> [Task description]:
Pictures are not part of the copy. Retype the lines from the first one through the line that contains "labels = ['1st Case', '2nd Case', '3rd Case']".
═══ Available records
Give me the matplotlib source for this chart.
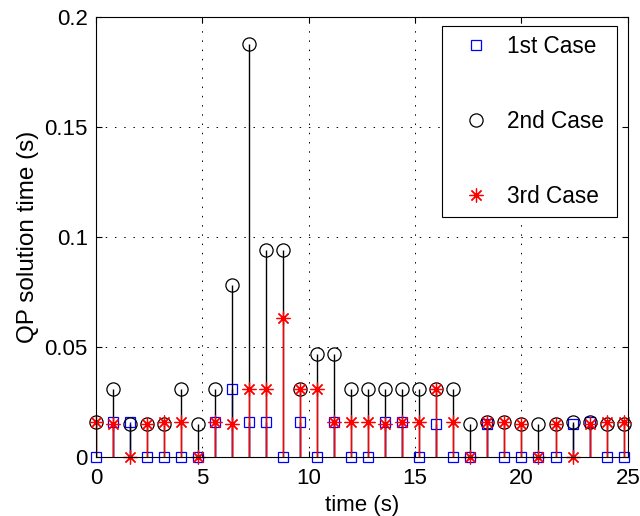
import numpy as np
import matplotlib.pyplot as plt
from matplotlib.lines import Line2D

plt.rcParams['font.family'] = ['Liberation Sans', 'DejaVu Sans']

# sample times (s)
t = np.arange(32) * 0.8

# QP solution time (s) per case
case1 = [0, .016, .016, 0, 0, 0, 0, .016, .031, .016, .016, 0, .016, 0, .016, 0,
         0, .016, .016, 0, .015, 0, 0, .015, 0, 0, 0, 0, .015, .016, 0, 0]
case2 = [.016, .031, .015, .015, .015, .031, .015, .031, .078, .1875, .094, .094, .031, .047, .047, .031,
         .031, .031, .031, .031, .031, .031, .015, .016, .016, .015, .015, .015, .016, .016, .015, .015]
case3 = [.016, .015, 0, .015, .016, .016, 0, .016, .015, .031, .031, .063, .031, .031, .016, .016,
         .016, .015, .016, .016, .031, .016, 0, .016, .016, .015, 0, .015, 0, .015, .016, .016]

labels = ['1st Case', '2nd Case', '3rd Case']

fig = plt.figure(figsize=(6.4, 5.16), dpi=100)
ax = fig.add_axes([0.15, 0.1143, 0.831, 0.853])

# matlab-like markers: square, circle, asterisk (+ and x)
styles = [('b', 's', 7.5), ('k', 'o', 9.5), ('r', (8, 2, 0), 10)]
for y, (c, m, ms) in zip([case1, case2, case3], styles):
    ml, sl, bl = ax.stem(t, y, basefmt=' ')
    sl.set_color(c)
    sl.set_linewidth(1.0)
    ml.set_marker(m)
    ml.set_markersize(ms)
    ml.set_markeredgecolor(c)
    ml.set_markerfacecolor('none')
    ml.set_markeredgewidth(0.9)
    ml.set_linestyle('none')
    ml.set_clip_on(False)

ax.set_xlim(0, 25)
ax.set_ylim(0, 0.2)
ax.set_xticks([0, 5, 10, 15, 20, 25])
ax.set_yticks([0, 0.05, 0.1, 0.15, 0.2])
ax.set_yticklabels(['0', '0.05', '0.1', '0.15', '0.2'])
ax.grid(True, color='k', linestyle=(0, (1.5, 8)), linewidth=0.7)
ax.tick_params(direction='in', top=True, right=True, length=4, width=0.8,
               labelsize=16, pad=6)
ax.tick_params(axis='x', pad=8)
for s in ax.spines.values():
    s.set_linewidth(0.8)

ax.set_xlabel('time (s)', fontsize=16, labelpad=4)
ax.set_ylabel('QP solution time (s)', fontsize=17.5, labelpad=4)

handles = [Line2D([], [], ls='none', marker=m, ms=ms, mec=c, mfc='none', mew=0.9)
           for c, m, ms in styles]
leg = ax.legend(handles, labels, loc='upper left',
                bbox_to_anchor=(442 / 640, 0, 175 / 640, 490 / 516),
                bbox_transform=fig.transFigure, mode='expand', borderaxespad=0,
                fontsize=16.3, fancybox=False, edgecolor='k', framealpha=1,
                handlelength=2.2, handletextpad=0.26, borderpad=0.4,
                labelspacing=2.3)
leg.get_frame().set_linewidth(0.8)

fig.savefig('out.png', dpi=100)
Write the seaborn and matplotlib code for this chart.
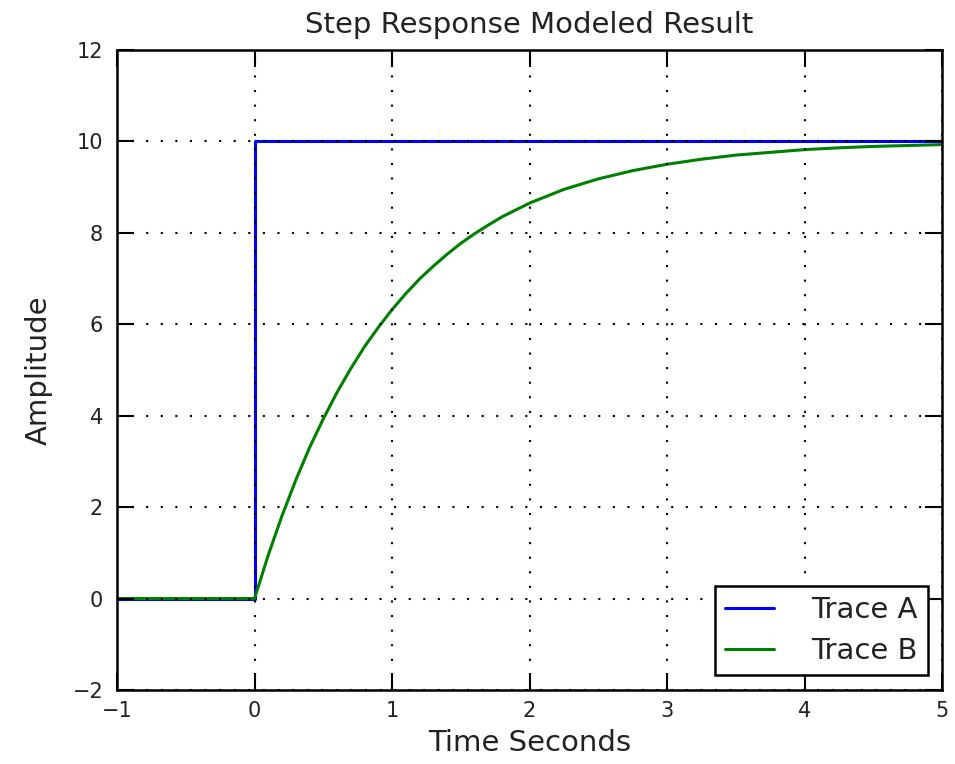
══════
> [Response to this exercise]:
Give me the matplotlib source for this chart.
import numpy as np
import matplotlib.pyplot as plt
from matplotlib.lines import Line2D

plt.rcParams['font.family'] = ['Liberation Sans', 'DejaVu Sans']

# sample times (s)
t = np.arange(32) * 0.8

# QP solution time (s) per case
case1 = [0, .016, .016, 0, 0, 0, 0, .016, .031, .016, .016, 0, .016, 0, .016, 0,
         0, .016, .016, 0, .015, 0, 0, .015, 0, 0, 0, 0, .015, .016, 0, 0]
case2 = [.016, .031, .015, .015, .015, .031, .015, .031, .078, .1875, .094, .094, .031, .047, .047, .031,
         .031, .031, .031, .031, .031, .031, .015, .016, .016, .015, .015, .015, .016, .016, .015, .015]
case3 = [.016, .015, 0, .015, .016, .016, 0, .016, .015, .031, .031, .063, .031, .031, .016, .016,
         .016, .015, .016, .016, .031, .016, 0, .016, .016, .015, 0, .015, 0, .015, .016, .016]

labels = ['1st Case', '2nd Case', '3rd Case']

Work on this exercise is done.